What we are hoping for is a lawful economic environment that will set the stage for sustainable development. We will incorporate a sustainable development entity that will provide the necessary framework and initiate the needed mechanisms.
The third generation of economic reforms envisioned by us as indicated here, is based on multi faceted economic mechanisms and the increase in trade development. Many qualified people prefer well paying jobs that are given based on professional capabilities. It is not viable to maintain a low paying production based economy. Accordingly, we need to look to sectors like ICT and tourism to generate employment opportunities in the short term. Increasing and enhancing our trained labour capacity is beneficial for us. Through it, we can also empower those engaged in foreign employment sectors to fulfill qualified and professional job requirements overseas.
The first budget of our Government presented on the 20th will reflect the third generation economic reforms we have planned.
I would like to point out that all signs that assure us we are on the right track are here. We have been invited to participate in the world famous World Economic Forum due to be held in Davos Switzerland in January 2016 with the participation of over 40 heads of state and 2500 economists.

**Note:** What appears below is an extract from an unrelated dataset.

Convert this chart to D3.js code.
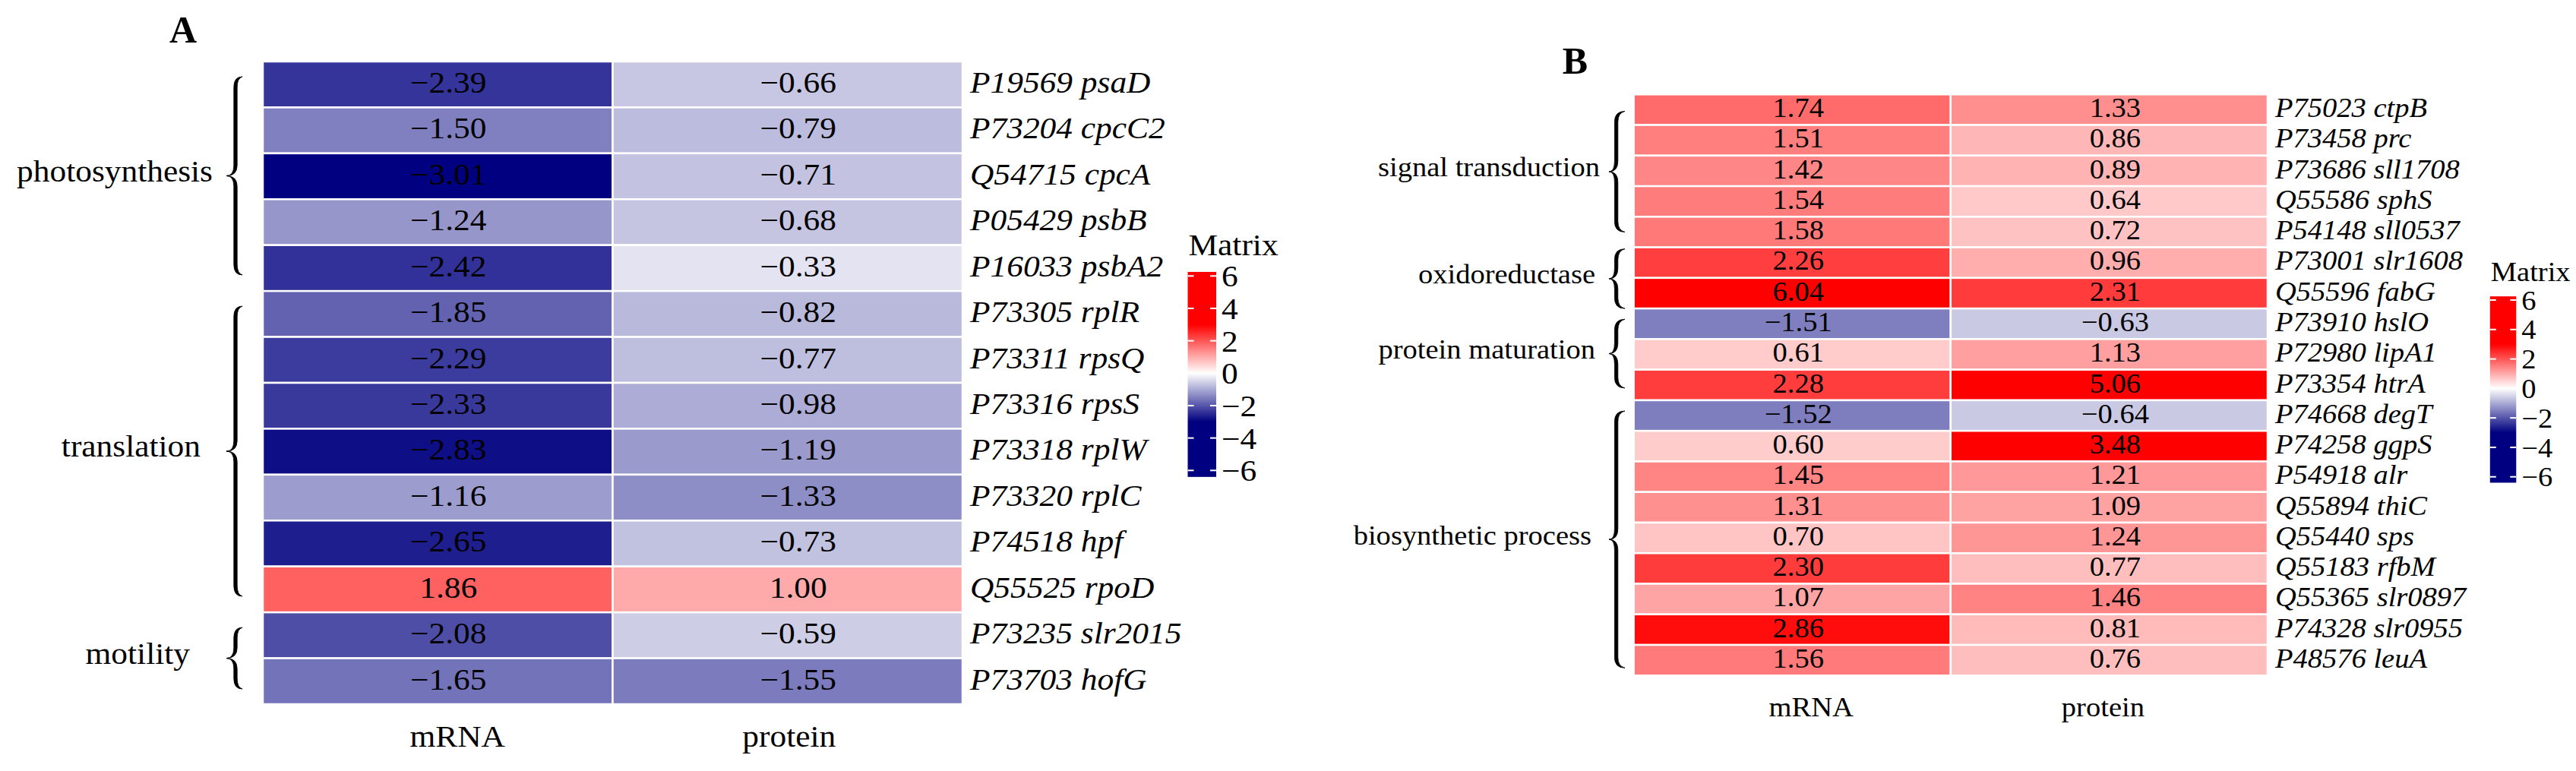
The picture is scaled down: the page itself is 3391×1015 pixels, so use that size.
<!DOCTYPE html>
<html>
<head>
<meta charset="utf-8">
<script src="https://cdn.jsdelivr.net/npm/d3@7"></script>
<style>
  body { margin: 0; background: #fff; }
  svg { display: block; }
  text { font-family: "Liberation Serif", "Times New Roman", serif; fill: #000; }
</style>
</head>
<body>
<div id="chart"></div>
<script>
// shared
var columns = ["mRNA", "protein"];
var legendTicks = [6, 4, 2, 0, -2, -4, -6];

// panel A
var genesA = ["P19569 psaD", "P73204 cpcC2", "Q54715 cpcA", "P05429 psbB", "P16033 psbA2",
  "P73305 rplR", "P73311 rpsQ", "P73316 rpsS", "P73318 rplW", "P73320 rplC", "P74518 hpf",
  "Q55525 rpoD", "P73235 slr2015", "P73703 hofG"];
var mrnaA = [-2.39, -1.50, -3.01, -1.24, -2.42, -1.85, -2.29, -2.33, -2.83, -1.16, -2.65, 1.86, -2.08, -1.65];
var proteinA = [-0.66, -0.79, -0.71, -0.68, -0.33, -0.82, -0.77, -0.98, -1.19, -1.33, -0.73, 1.00, -0.59, -1.55];
var groupsA = ["photosynthesis", "translation", "motility"];
var groupFromA = [0.33, 5.33, 12.33];   // brace extent, in rows
var groupToA = [4.65, 11.65, 13.67];

// panel B
var genesB = ["P75023 ctpB", "P73458 prc", "P73686 sll1708", "Q55586 sphS", "P54148 sll0537",
  "P73001 slr1608", "Q55596 fabG", "P73910 hslO", "P72980 lipA1", "P73354 htrA", "P74668 degT",
  "P74258 ggpS", "P54918 alr", "Q55894 thiC", "Q55440 sps", "Q55183 rfbM", "Q55365 slr0897",
  "P74328 slr0955", "P48576 leuA"];
var mrnaB = [1.74, 1.51, 1.42, 1.54, 1.58, 2.26, 6.04, -1.51, 0.61, 2.28, -1.52, 0.60, 1.45, 1.31, 0.70, 2.30, 1.07, 2.86, 1.56];
var proteinB = [1.33, 0.86, 0.89, 0.64, 0.72, 0.96, 2.31, -0.63, 1.13, 5.06, -0.64, 3.48, 1.21, 1.09, 1.24, 0.77, 1.46, 0.81, 0.76];
var groupsB = ["signal transduction", "oxidoreductase", "protein maturation", "biosynthetic process"];
var groupFromB = [0.55, 5.05, 7.35, 10.35];
var groupToB = [4.5, 7.0, 9.6, 18.75];

var width = 3391, height = 1015;

var svg = d3.select("#chart")
  .append("svg")
    .attr("width", width)
    .attr("height", height);

// navy - white - red, saturating at +-3
var color = d3.scaleLinear()
  .domain([-3, 0, 3])
  .range(["#000080", "#ffffff", "#ff0000"])
  .clamp(true);

var fmt = d3.format(".2f");
var fmtTick = d3.format("d");

function place(x, y, sx) {
  return "translate(" + x + "," + y + ") scale(" + sx + ",1)";
}

// filled "{" : thin at the ends and the tip, thicker along the body
function bracePath(xTip, xBody, xEnd, y0, y1, w) {
  var mid = (y0 + y1) / 2, r = Math.min(14, (y1 - y0) / 5);
  var a = xBody - w, b = xBody + w;
  var top = "M" + xEnd + "," + y0 +
    " Q" + a + "," + y0 + " " + a + "," + (y0 + r) +
    " L" + a + "," + (mid - r) +
    " Q" + a + "," + mid + " " + xTip + "," + mid +
    " Q" + b + "," + mid + " " + b + "," + (mid - r) +
    " L" + b + "," + (y0 + r) +
    " Q" + b + "," + (y0 + 2) + " " + xEnd + "," + y0 + "Z";
  var bot = "M" + xEnd + "," + y1 +
    " Q" + a + "," + y1 + " " + a + "," + (y1 - r) +
    " L" + a + "," + (mid + r) +
    " Q" + a + "," + mid + " " + xTip + "," + mid +
    " Q" + b + "," + mid + " " + b + "," + (mid + r) +
    " L" + b + "," + (y1 - r) +
    " Q" + b + "," + (y1 - 2) + " " + xEnd + "," + y1 + "Z";
  return top + " " + bot;
}

function drawPanel(p) {
  var g = svg.append("g");
  var n = p.genes.length;

  var x = d3.scaleBand().domain(columns).range([p.left, p.right]);
  var y = d3.scaleBand().domain(d3.range(n)).range([p.top, p.bottom]);
  var rowPos = d3.scaleLinear().domain([0, n]).range([p.top, p.bottom]);

  var cells = [];
  for (var i = 0; i < n; i++) {
    cells.push({row: i, col: "mRNA", value: p.mrna[i]});
    cells.push({row: i, col: "protein", value: p.protein[i]});
  }

  g.selectAll("rect.cell")
    .data(cells)
    .join("rect")
      .attr("class", "cell")
      .attr("x", function(d) { return x(d.col); })
      .attr("y", function(d) { return y(d.row); })
      .attr("width", x.bandwidth())
      .attr("height", y.bandwidth())
      .attr("fill", function(d) { return color(d.value); })
      .attr("stroke", "#fff")
      .attr("stroke-width", 2.5);

  g.selectAll("text.num")
    .data(cells)
    .join("text")
      .attr("class", "num")
      .attr("text-anchor", "middle")
      .attr("dy", "0.27em")
      .attr("transform", function(d) {
        return place(x(d.col) + x.bandwidth() / 2 + p.numDx, y(d.row) + y.bandwidth() / 2, p.sx);
      })
      .style("font-size", p.font + "px")
      .text(function(d) { return fmt(d.value); });

  // gene names
  g.selectAll("text.gene")
    .data(p.genes)
    .join("text")
      .attr("class", "gene")
      .attr("dy", "0.27em")
      .attr("transform", function(d, i) { return place(p.right + 10, y(i) + y.bandwidth() / 2, p.sx); })
      .style("font-size", p.font + "px")
      .style("font-style", "italic")
      .text(function(d) { return d; });

  // column names
  g.selectAll("text.col")
    .data(columns)
    .join("text")
      .attr("class", "col")
      .attr("text-anchor", "middle")
      .attr("transform", function(d, j) {
        return place(x(d) + x.bandwidth() / 2 + p.colDx[j], p.colLabelY, p.sx);
      })
      .style("font-size", p.font + "px")
      .text(function(d) { return d; });

  // group braces and names
  p.groups.forEach(function(name, k) {
    var y0 = rowPos(p.from[k]), y1 = rowPos(p.to[k]);
    g.append("path")
      .attr("d", bracePath(p.left + p.braceTip, p.left + p.braceBody, p.left + p.braceEnd, y0, y1, 2.2))
      .attr("fill", "#000")
      .attr("stroke", "#000")
      .attr("stroke-width", 0.8);
    g.append("text")
      .attr("text-anchor", "end")
      .attr("dy", "0.18em")
      .attr("transform", place(p.left + p.labelRight[k], (y0 + y1) / 2, p.sx))
      .style("font-size", p.font + "px")
      .text(name);
  });

  // panel letter
  g.append("text")
    .attr("x", p.letterX)
    .attr("y", p.letterY)
    .attr("text-anchor", "middle")
    .style("font-size", "50px")
    .style("font-weight", "bold")
    .text(p.letter);

  // colour key
  var leg = d3.scaleLinear().domain([-6, 6]).range([p.legBottom, p.legTop]);
  var barTop = leg(6.25), barBot = leg(-6.4);
  var gid = "grad" + p.letter;
  var grad = svg.append("defs").append("linearGradient")
    .attr("id", gid)
    .attr("x1", 0).attr("y1", 0).attr("x2", 0).attr("y2", 1);
  [6.25, 3, 0, -3, -6.4].forEach(function(v) {
    grad.append("stop")
      .attr("offset", (leg(v) - barTop) / (barBot - barTop))
      .attr("stop-color", color(v));
  });
  g.append("rect")
    .attr("x", p.legX)
    .attr("y", barTop)
    .attr("width", p.legW)
    .attr("height", barBot - barTop)
    .attr("fill", "url(#" + gid + ")");

  legendTicks.forEach(function(t) {
    [[p.legX, p.legX + 8], [p.legX + p.legW - 8, p.legX + p.legW]].forEach(function(s) {
      g.append("line")
        .attr("x1", s[0]).attr("x2", s[1])
        .attr("y1", leg(t)).attr("y2", leg(t))
        .attr("stroke", "#fff")
        .attr("stroke-width", 2);
    });
    g.append("text")
      .attr("dy", "0.35em")
      .attr("transform", place(p.legX + p.legW + 7, leg(t), p.sx))
      .style("font-size", p.font + "px")
      .text(fmtTick(t));
  });

  g.append("text")
    .attr("transform", place(p.legX + 1, p.matrixY, p.sx))
    .style("font-size", p.font + "px")
    .text("Matrix");
}

drawPanel({
  letter: "A", letterX: 241, letterY: 56,
  genes: genesA, mrna: mrnaA, protein: proteinA,
  groups: groupsA, from: groupFromA, to: groupToA,
  left: 346, right: 1267, top: 81, bottom: 927,
  font: 40, sx: 1.085, numDx: 14, colDx: [26, 2], colLabelY: 983,
  braceTip: -48, braceBody: -36, braceEnd: -27, labelRight: [-66, -82, -96],
  legX: 1563.5, legW: 37.5, legTop: 363.3, legBottom: 619.3, matrixY: 336
});

drawPanel({
  letter: "B", letterX: 2073.5, letterY: 96.7,
  genes: genesB, mrna: mrnaB, protein: proteinB,
  groups: groupsB, from: groupFromB, to: groupToB,
  left: 2150.6, right: 2985, top: 124.3, bottom: 889.3,
  font: 36, sx: 1.07, numDx: 8, colDx: [25, -8], colLabelY: 943,
  braceTip: -32.6, braceBody: -23, braceEnd: -11.6, labelRight: [-44.6, -50.6, -50.6, -55.6],
  legX: 3277.8, legW: 34.5, legTop: 395, legBottom: 627.7, matrixY: 370
});
</script>
</body>
</html>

Before that, we will have an economic summit in Sri Lanka – the highlight of this will be participation of world famous author and investor George Soros.
Additionally, the world famous Euromoney magazine will sponsor an economic summit in Sri Lanka in January 2016.
All these activities will give Sri Lanka the opportunity to connect our economy with the world.
As I have shared at the beginning, we need to make sure the golden era of prosperity that Sri Lanka had during the period from Manawamma to Maha Parakramabahu dawns again. We must enter the right path for this to happen, with accountability, patience and commitment. Only then can we create a better country for our future generations and lift our country to the rightful place it deserves.
This is why we need to make use of this opportunity. It is a collective responsibility for us all. I invite all of you to join hands with us and bear responsibility in making this vision a reality.
I would like to thank His Excellency the President, Ministers and all other officials and staff who helped me draft this.